My son is in yr 2 and has been playing a lot with another boy in his class, they seem to get on ok but my son gets upset as the other boy does and says things that he does not like. DS either cries and moans to me or just lashes out - he slapped him for laughing and calling him a baby when he had fallen over / been pushed and hurt himself. DS lost his golden time for this. I am not making excuses for his behaviour, but think it may be a bad match? My son tends to focus all of his attention on one child and then gets upset if he is told that he can't play etc.

Trying to encourage other friendships - do you let them find their own friends or help them? not sure if I am interfering too much?? should I just let him get on with it and suffer the consequences?? My mum just told me who to play with - her friends children and this seemed to work OK!! The boys in his year are a real tough bunch and I am finding it hard going. They have been playing tig but just turned it into a way of pushing and winding people up - you missed me etc., so have suggested when tig game starts to go and play with someone else, this seems to be working.

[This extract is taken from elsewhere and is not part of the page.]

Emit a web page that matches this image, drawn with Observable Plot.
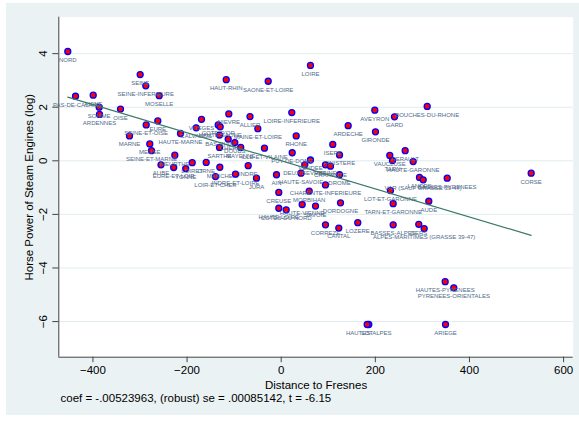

He will be in the juniors from September - will this be worse?? Anyone any experience of boys social groups??

OP posts:
Are your children’s vaccines up to date?
JennyWren · 03/07/2013 14:46

I would (and have) taken the lead in inviting other children home for playdates, so give DD and those children a chance to develop friendships on a 1:1 basis without the 'difficult relationship friend' being a factor. I have also spoken to the class teacher and explained that DD was feeling a little overwhelmed by a particular friendship and that as parents we were keen to encourage other friendships. We asked if the teacher would try to make a point of pairing DD with a variety of children when it was appropriate, not just letting DD default to the usual friend - the teacher was very happy to do that. She was generally in favour of not letting children become too insular in their friendships and of encouraging multiple friendships to flourish - if you speak to your DS's teacher (s)he may well be happy to intervene - this won't be the first time she's been asked about this. My guess would be that if a teacher has the opportunity to help children into easier friendships and in doing so reduce the potential for behaviour flare-ups, AND has parental support in doing so, they would probably be very happy to go down that route.